Seth Kantner, who grew up in a sod cabin on the Kobuk River near Kotzebue along Alaska’s western coast, and built his daughter a cabin 40 miles (64 km) up the Noatak, said he worries constantly about both structures burning in the encroaching Derby Creek fire, especially when he’s working on the ocean, as a commercial fisher. “There’s been very little rain since the snow melted in May. We’ve had sun, but not much precipitation. It’s nerve-racking, worrying about the fires.”

The new normal

While decades of poor forest management have contributed to a number of historical fires in California and the Pacific north-west, Alaska’s situation is different, Casey said. Over the years, most fires in the state had been left to burn because they are often so remote: “In Alaska we basically fight fires by aviation or boat. [The fires] are just so tough to get to,” he noted.

Today, a conglomeration of state and federal firefighters deployed by helicopter, parachute, boat and trucks, work with crews from other US states with the idea that the Alaska crews will reciprocate once the Alaska season wanes and fires intensify farther south. Airplanes nicknamed “Fire Bosses”, drop 800 gallons of water collected from lakes and rivers over the fires, allowing firefighters to create perimeters in an effort to stop the spread.

Still, Casey said, his crews are bracing for the months ahead.

“Here we are, the middle of July. Right now it could go a lot of different ways. 2009. 2004. We have all these memories of these years. In our careers, we hear the word ‘records’ more and more and more. We hope for rain. But as we all know in the trade, hope is not a strategy for fighting fire.”

Firefighting crews in Alaska are bracing for the months ahead and hoping for rain. ‘But hope is not a strategy for fighting fire,’ said Kale Casey. Photograph: Mike McMillan/AP

Rick Halford, a former senate president of the Alaska legislature and air taxi operator who has witnessed fire seasons from his planes, said he has never seen a weather season so intense. “In Alaska, you had lightning and thunder so rarely that your kids were shocked by it,” Halford said. “It’s not that way any more. ”

Halford hopes for the heavy rains of late summer, but he has learned after more than half a century living in Alaska that depending on the weather is a risky prospect. As for the larger reason behind the increase in fires, he said that science confirms what he is able to see from the windows of his cockpit. “The fire seasons are getting worse, and that’s a fact,” he added.

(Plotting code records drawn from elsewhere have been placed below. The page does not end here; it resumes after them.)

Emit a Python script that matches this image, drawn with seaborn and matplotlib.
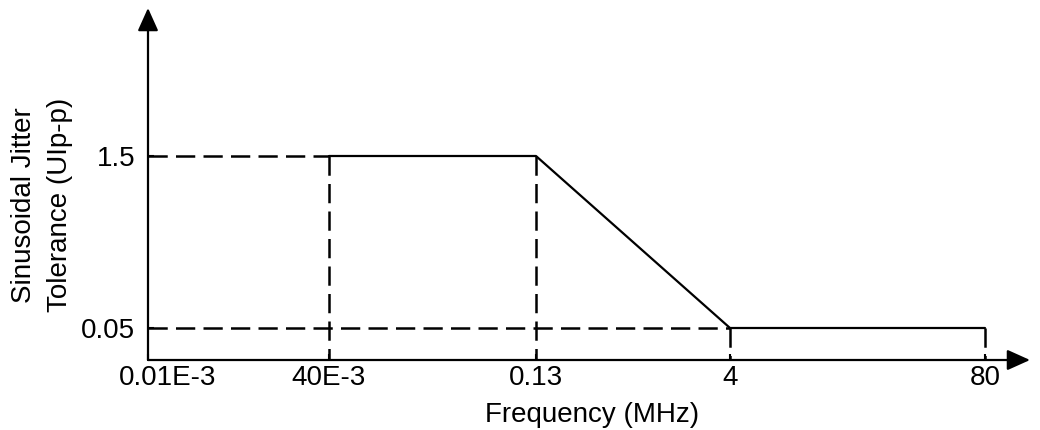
import matplotlib
matplotlib.use("Agg")
import matplotlib.pyplot as plt
import matplotlib.transforms as mtransforms
import seaborn as sns

# ---- data (schematic jitter tolerance mask) ----
freq_labels = ["0.01E-3", "40E-3", "0.13", "4", "80"]
level_labels = ["0.05", "1.5"]
mask_freq = ["40E-3", "0.13", "4", "80"]
mask_ujp = ["1.5", "1.5", "0.05", "0.05"]

# ---- layout: schematic (non-proportional) positions of the labels ----
freq_pos = [0.0, 1.81, 3.88, 5.82, 8.37]
level_pos = [0.32, 2.04]

sns.set_theme(style="white")
plt.rcParams["font.family"] = ["Liberation Sans", "DejaVu Sans"]

fx = dict(zip(freq_labels, freq_pos))
fy = dict(zip(level_labels, level_pos))

fig = plt.figure(figsize=(10.4, 4.3), dpi=100)
ax = fig.add_axes([148 / 1040, 70 / 430, 882 / 1040, 352 / 430])

dash = (0, (7.7, 3.3))
guide_kw = dict(color="black", linewidth=1.8, linestyle=dash, estimator=None,
                sort=False, ax=ax, legend=False)

# horizontal guides
sns.lineplot(x=[fx["0.01E-3"], fx["40E-3"]], y=[fy["1.5"], fy["1.5"]], **guide_kw)
sns.lineplot(x=[fx["0.01E-3"], fx["4"]], y=[fy["0.05"], fy["0.05"]], **guide_kw)
# vertical guides
for f, l in [("40E-3", "1.5"), ("0.13", "1.5"), ("4", "0.05"), ("80", "0.05")]:
    sns.lineplot(x=[fx[f], fx[f]], y=[fy[l], 0.0], **guide_kw)

# mask (solid)
sns.lineplot(x=[fx[f] for f in mask_freq], y=[fy[v] for v in mask_ujp],
             color="black", linewidth=1.6, estimator=None, sort=False,
             ax=ax, legend=False)

ax.set_xlim(0, 8.82)
ax.set_ylim(0, 3.52)
for s in ax.spines.values():
    s.set_visible(False)

# axes with arrow heads
arrow_kw = dict(arrowstyle="-|>,head_length=1.0,head_width=0.45",
                mutation_scale=14, lw=1.6, color="black",
                shrinkA=0, shrinkB=0)
ax.annotate("", xy=(1, 0), xytext=(0, 0), xycoords="axes fraction",
            arrowprops=arrow_kw, annotation_clip=False)
ax.annotate("", xy=(0, 1), xytext=(0, 0), xycoords="axes fraction",
            arrowprops=arrow_kw, annotation_clip=False)

ax.set_xticks(freq_pos)
ax.set_xticklabels(freq_labels)
ax.set_yticks(level_pos)
ax.set_yticklabels(level_labels)
ax.tick_params(axis="both", direction="in", length=4, width=1.5,
               color="black", labelsize=20, labelcolor="black")
ax.tick_params(axis="x", pad=3.5, bottom=True)
ax.tick_params(axis="y", pad=9, left=True)

# first frequency label sits a little to the right of the origin
first = ax.get_xticklabels()[0]
first.set_transform(first.get_transform() +
                    mtransforms.ScaledTranslation(20 / 100, 0, fig.dpi_scale_trans))

ax.set_xlabel("Frequency (MHz)", fontsize=20, color="black", va="center")
ax.xaxis.set_label_coords(0.503, -0.155)
ax.set_ylabel("Sinusoidal Jitter\nTolerance (UIp-p)", fontsize=20,
              color="black", linespacing=1.5, va="center", ha="center")
ax.yaxis.set_label_coords(-0.120, 0.44)

fig.savefig("out.png", dpi=100, facecolor="white")
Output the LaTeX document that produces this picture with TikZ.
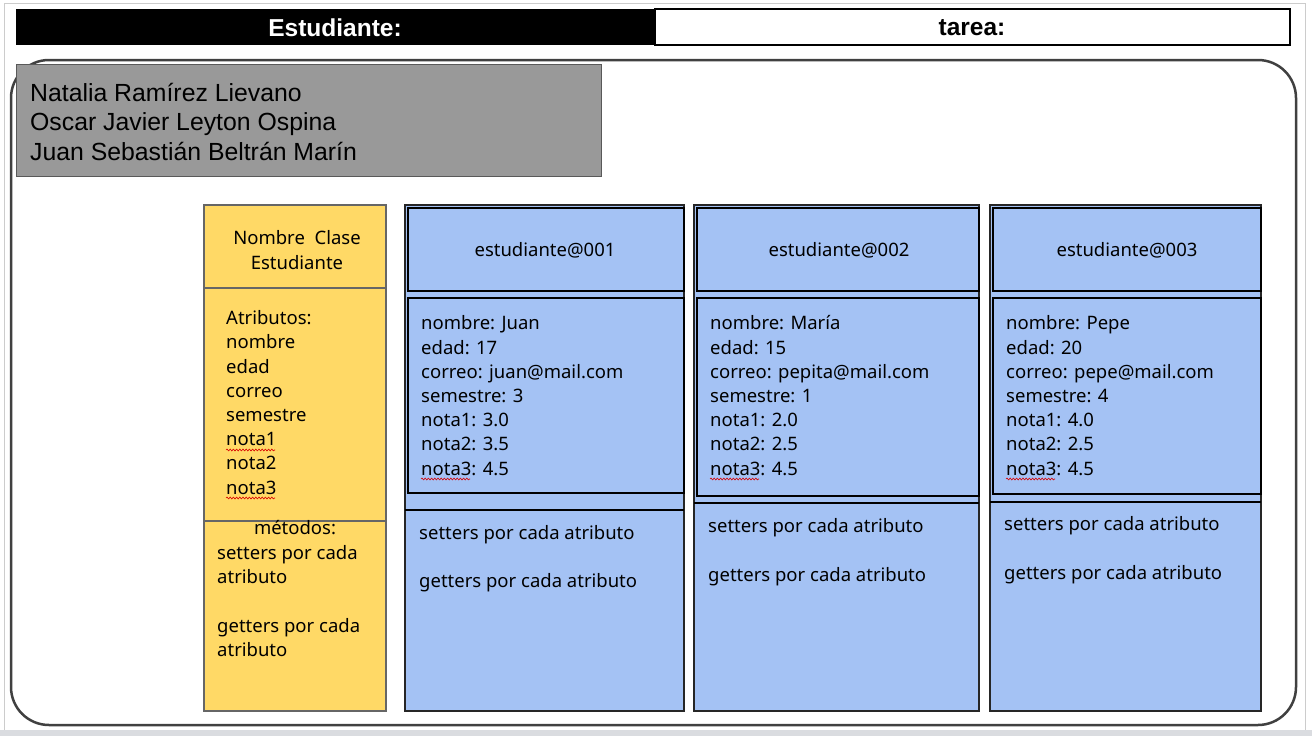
\documentclass[tikz,border=0pt]{standalone}
\usepackage{fontspec}
\setmainfont{Noto Sans}
\newfontfamily\arialf{Liberation Sans}
\usetikzlibrary{decorations.pathmorphing}
\definecolor{clsyellow}{HTML}{FFD966}
\definecolor{objblue}{HTML}{A4C2F4}
\definecolor{namegray}{HTML}{999999}
\definecolor{framegray}{HTML}{404040}
\definecolor{pagegray}{HTML}{DADCE0}
\definecolor{lightline}{HTML}{CCCCCC}
\begin{document}
\begin{tikzpicture}[x=1pt,y=-1pt,
  body/.style={font=\fontsize{18.5}{24.2}\selectfont, inner sep=0pt, align=left, text=black},
  bodyc/.style={font=\fontsize{18.5}{24.2}\selectfont, inner sep=0pt, align=center, text=black},
  ybox/.style={draw=black!60, fill=clsyellow, line width=1.2pt},
  bbox/.style={draw=black!85, fill=objblue, line width=1.2pt},
  bline/.style={draw=black, line width=1.3pt},
  squig/.style={draw=red!85!black, line width=0.6pt, decorate, decoration={snake, amplitude=0.9pt, segment length=3.2pt}}
]
\useasboundingbox (0,0) rectangle (1312,736);
\fill[white] (0,0) rectangle (1312,736);
% page frame
\draw[lightline, line width=0.8pt] (4,736) -- (4,3) -- (1305,3) -- (1305,736);
\fill[pagegray] (0,730) rectangle (1312,736);
% header
\fill[black] (16,9) rectangle (655,45);
\draw[black, line width=1.2pt, fill=white] (655,9) rectangle (1290,45);
\node[font=\arialf\bfseries\fontsize{24.5}{28}\selectfont, text=white, inner sep=0pt] (hest) at (335,27.5) {Estudiante:};
\node[font=\arialf\bfseries\fontsize{24.5}{28}\selectfont, text=black, inner sep=0pt] (htar) at (972,27.5) {tarea:};
% rounded frame
\draw[framegray, line width=2.5pt, rounded corners=38pt] (11,60) rectangle (1296,725);
% names box
\draw[draw=black!65, fill=namegray, line width=1pt] (16,64) rectangle (601,176);
\node[font=\arialf\fontsize{24.8}{29.5}\selectfont, inner sep=0pt, align=left, anchor=west] (names) at (30,121.5)
  {Natalia Ramírez Lievano\\Oscar Javier Leyton Ospina\\Juan Sebastián Beltrán Marín};
% class box
\draw[ybox] (204,205) rectangle (386,711);
\draw[ybox, fill=none] (204,288) -- (386,288);
\draw[ybox, fill=none] (204,521) -- (386,521);
\node[bodyc] (cname) at (297,250) {Nombre\ \ Clase\\Estudiante};
\node[body, anchor=west] (cattr) at (226,402.5) {Atributos:\\nombre\\edad\\correo\\semestre\\nota1\\nota2\\nota3};
\node[bodyc] (cmet) at (295,528) {métodos:};
\node[body, anchor=west] (cmeth) at (217,601) {setters por cada\\atributo\\[24.2pt]getters por cada\\atributo};
\draw[squig] (226,450) -- (275,450);
\draw[squig] (226,498) -- (275,498);
% object 1
\draw[bbox] (405,205) rectangle (684,711);
\draw[bline] (408,208) rectangle (684,291);
\draw[bline] (408,298) rectangle (684,493);
\draw[bline] (405,510) -- (684,510);
\node[bodyc] (o1h) at (545,250) {estudiante@001};
\node[body, anchor=west] (o1a) at (421,395.5) {nombre: Juan\\edad: 17\\correo: juan@mail.com\\semestre: 3\\nota1: 3.0\\nota2: 3.5\\nota3: 4.5};
\node[body, anchor=west] (o1m) at (419,558.5) {setters por cada atributo\\[24.2pt]getters por cada atributo};
\draw[squig] (421,479) -- (470,479);
% object 2
\draw[bbox] (694,205) rectangle (979,711);
\draw[bline] (697,208) rectangle (979,291);
\draw[bline] (697,298) rectangle (979,496);
\draw[bline] (694,503) -- (979,503);
\node[bodyc] (o2h) at (839,250) {estudiante@002};
\node[body, anchor=west] (o2a) at (710,395.5) {nombre: María\\edad: 15\\correo: pepita@mail.com\\semestre: 1\\nota1: 2.0\\nota2: 2.5\\nota3: 4.5};
\node[body, anchor=west] (o2m) at (708,552) {setters por cada atributo\\[24.2pt]getters por cada atributo};
\draw[squig] (710,479) -- (759,479);
% object 3
\draw[bbox] (990,205) rectangle (1261,711);
\draw[bline] (993,208) rectangle (1261,291);
\draw[bline] (993,298) rectangle (1261,494);
\draw[bline] (990,502) -- (1261,502);
\node[bodyc] (o3h) at (1127,250) {estudiante@003};
\node[body, anchor=west] (o3a) at (1006,395.5) {nombre: Pepe\\edad: 20\\correo: pepe@mail.com\\semestre: 4\\nota1: 4.0\\nota2: 2.5\\nota3: 4.5};
\node[body, anchor=west] (o3m) at (1004,550) {setters por cada atributo\\[24.2pt]getters por cada atributo};
\draw[squig] (1006,479) -- (1055,479);
\end{tikzpicture}
\end{document}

“This may end up being our worst year. This is reflective of changes around the planet. Even if these fires aren’t generated by human action, they are still part of what we are changing on this Earth. Things are just getting warmer.”

Francis Mitchell, a former emergency firefighter and public information officer, said that people in his hometown, in McGrath, in south-west Alaska, have been fighting fire since the 1940s. He recalled that in the 1960s, a number of village civilian crews were “trained” to fight remotely. “The plane would show up, and you just got on and fought fire. That was your training.”

The spread of this year’s fires shocked him, he said. “It’s just not what we’re accustomed to seeing.”